You can do better than this with some memoization, using an additional array of length k, which we can call maximums
. That array will store the index of the next maximum.
For every iteration through your data set, you examine the first element of maximums
. You remove any "expired" indices, and now the first element is your answer for the current iteration.
As you slide a window (size k) across your data, you push the current index onto maximums
, and then prune it as follows: the value at index maximums[i]
must be less than the value at index maximums[i-1]
. If it is not, then you continue to bubble the index towards the beginning of maximums
, one spot at a time until this becomes true.
In reality, it's best to treat the maximums
array as a ring buffer. The pruning process will shrink the tail back toward the head, while popping any "expired" maximums (when the window slides past them) will advance the head one step.

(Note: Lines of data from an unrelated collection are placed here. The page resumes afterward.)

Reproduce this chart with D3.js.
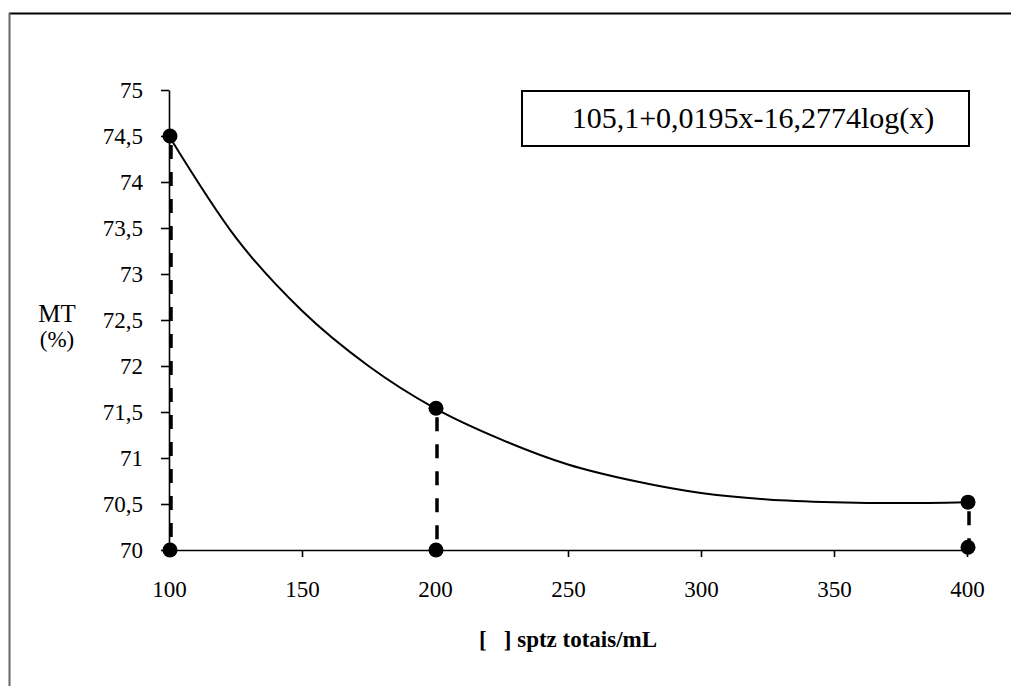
<!DOCTYPE html>
<html>
<head>
<meta charset="utf-8">
<script src="https://cdn.jsdelivr.net/npm/d3@7"></script>
<style>
  body { margin: 0; background: #fff; }
  svg { display: block; }
  svg text { font-family: "Liberation Serif", "Times New Roman", serif; }
  .tick text { fill: #000; }
</style>
</head>
<body>
<svg class="chart" width="1011" height="686"></svg>
<script>
// measured points (x = concentration, y = MT %)
const concentrations = [100, 200, 400];
const mtValues = [74.5, 71.54, 70.52];
const baseValues = [70, 70, 70.03];

// fitted curve
const curveX = [100, 125, 150, 175, 200, 225, 250, 275, 300, 325, 350, 375, 400];
const curveY = [74.5, 73.4, 72.6, 72.0, 71.54, 71.2, 70.93, 70.75, 70.62, 70.55, 70.52, 70.51, 70.52];

const xTicks = [100, 150, 200, 250, 300, 350, 400];
const yTicks = [70, 70.5, 71, 71.5, 72, 72.5, 73, 73.5, 74, 74.5, 75];
const equation = "105,1+0,0195x-16,2774log(x)";

const svg = d3.select("svg.chart");

const ptBR = d3.formatLocale({ decimal: ",", thousands: ".", grouping: [3], currency: ["", ""] });
const fmt = ptBR.format(".1~f");

const x = d3.scaleLinear().domain([100, 400]).range([169, 967]);
const y = d3.scaleLinear().domain([70, 75]).range([550, 90]);

//* frame
svg.append("line").attr("x1", 9).attr("x2", 1011).attr("y1", 13.5).attr("y2", 13.5)
	.attr("stroke", "#000").attr("stroke-width", 2);
svg.append("line").attr("x1", 9.5).attr("x2", 9.5).attr("y1", 13).attr("y2", 686)
	.attr("stroke", "#666").attr("stroke-width", 2);

//* axes
const yAxis = svg.append("g")
	.attr("transform", `translate(${x(100)},0)`)
	.call(d3.axisLeft(y).tickValues(yTicks).tickFormat(fmt).tickSize(8).tickSizeOuter(0).tickPadding(18));
yAxis.attr("font-family", null);
yAxis.selectAll("text").attr("font-size", 23).attr("fill", "#222");

const xAxis = svg.append("g")
	.attr("transform", `translate(0,${y(70)})`)
	.call(d3.axisBottom(x).tickValues(xTicks).tickFormat(d3.format("d")).tickSize(7).tickSizeOuter(0).tickPadding(24));
xAxis.attr("font-family", null);
xAxis.selectAll("text").attr("font-size", 23);

svg.selectAll(".domain, .tick line").attr("stroke", "#000").attr("stroke-width", 1.6);

//* drop lines
svg.append("g")
	.selectAll("line")
	.data(concentrations)
	.enter()
	.append("line")
	.attr("x1", (d) => x(d) + 2)
	.attr("x2", (d) => x(d) + 2)
	.attr("y1", (_, i) => y(mtValues[i]) + 9)
	.attr("y2", (_, i) => y(baseValues[i]))
	.attr("stroke", "#000")
	.attr("stroke-width", 3.5)
	.attr("stroke-dasharray", "14 13");

//* curve
const line = d3.line()
	.x((d) => x(d[0]))
	.y((d) => y(d[1]))
	.curve(d3.curveMonotoneX);
svg.append("path")
	.datum(curveX.map((d, i) => [d, curveY[i]]))
	.attr("d", line)
	.attr("fill", "none")
	.attr("stroke", "#000")
	.attr("stroke-width", 2);

//* dots
svg.append("g")
	.selectAll("circle")
	.data(concentrations.map((d, i) => [d, mtValues[i]]).concat(concentrations.map((d, i) => [d, baseValues[i]])))
	.enter()
	.append("circle")
	.attr("cx", (d) => x(d[0]) + 1)
	.attr("cy", (d) => y(d[1]))
	.attr("r", 7.5)
	.attr("fill", "#000");

//* equation box
svg.append("rect")
	.attr("x", 522).attr("y", 91).attr("width", 447).attr("height", 55)
	.attr("fill", "#fff").attr("stroke", "#000").attr("stroke-width", 2);
svg.append("text")
	.attr("x", 753).attr("y", 128)
	.attr("text-anchor", "middle")
	.attr("font-size", 30)
	.text(equation);

//* axis titles
svg.append("text").attr("x", 57).attr("y", 322).attr("text-anchor", "middle")
	.attr("font-size", 25).text("MT");
svg.append("text").attr("x", 57).attr("y", 347).attr("text-anchor", "middle")
	.attr("font-size", 23).text("(%)");
svg.append("text").attr("x", 568).attr("y", 647).attr("text-anchor", "middle")
	.attr("font-size", 23).attr("font-weight", "bold")
	.attr("xml:space", "preserve")
	.text("[   ] sptz totais/mL");
</script>
</body>
</html>
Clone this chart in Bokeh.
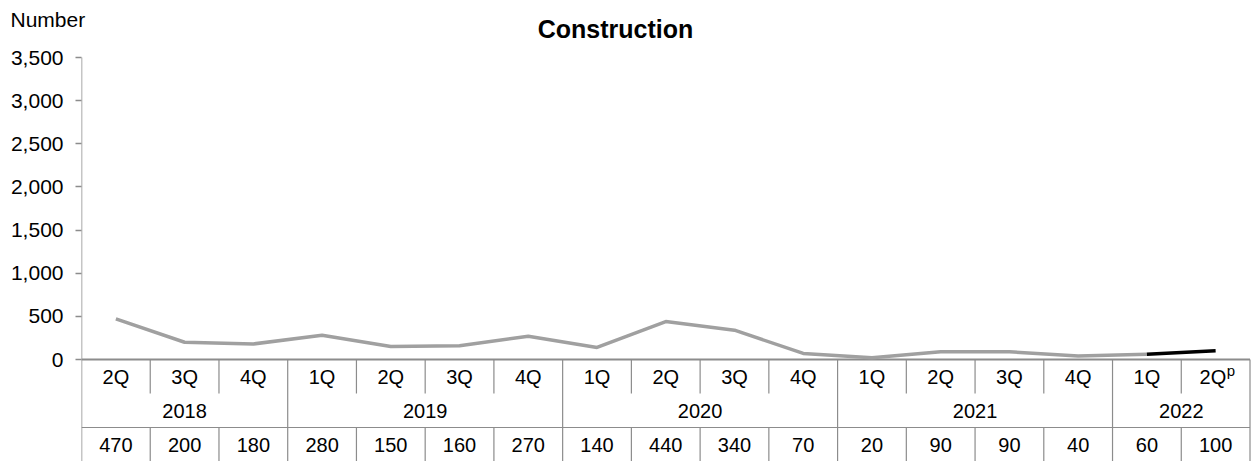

It's a little clunky, but here's some working code to illustrate:
#include <vector>
#include <iostream>
int main()
{
const int window_size = 4;
std::vector<int> vals = { 3, 7, 20, 6, 12, 2, 0, 99, 5, 16 };
std::vector<int> maximums( window_size );
int mhead = 0, mtail = 0;
for( int i = 1; i < vals.size(); i ++ )
{
// Clean out expired maximum.
if( maximums[mhead] + window_size <= i )
{
int next_mhead = (mhead + 1) % window_size;
if( mtail == mhead ) mtail = next_mhead;
mhead = next_mhead;
}
if( vals[i] >= vals[ maximums[mtail] ] )
{
// Replace and bubble up a new maximum value.
maximums[mtail] = i;
while( mhead != mtail && vals[ maximums[mtail] ] >= vals[ maximums[(mtail+window_size-1)%window_size] ] )
{
int prev_mtail = (mtail + window_size - 1) % window_size;
maximums[prev_mtail] = maximums[mtail];
mtail = prev_mtail;
}
}
else
{
// Add a new non-maximum.
mtail = (mtail + 1) % window_size;
maximums[mtail] = i;
}
// Output current maximum.
if( i >= window_size - 1 )
{
std::cout << vals[ maximums[mhead] ] << " ";
}
}
std::cout << std::endl;
return 0;
}
Now, the time complexity...
Best case is O(n), which happens if all your data is sorted (either ascending or descending).
Worst case, I believe, is O(2n). The only way to require k extra operations in one iteration is if you have already had k steps of linear complexity (so that the ring buffer is full). And in such a case, the ring buffer will be empty for the next step. Since we can fill and empty the ring buffer only n/k times, those occasional k operations come out at k.n/k, or just n.
You ought to be able to show that even constant partial emptying of the ring buffer will result in the same complexity.
And finally, we can wrap up and call the whole thing O(n), since any constant factor becomes insignificant for large n. It actually came out better than I expected. =)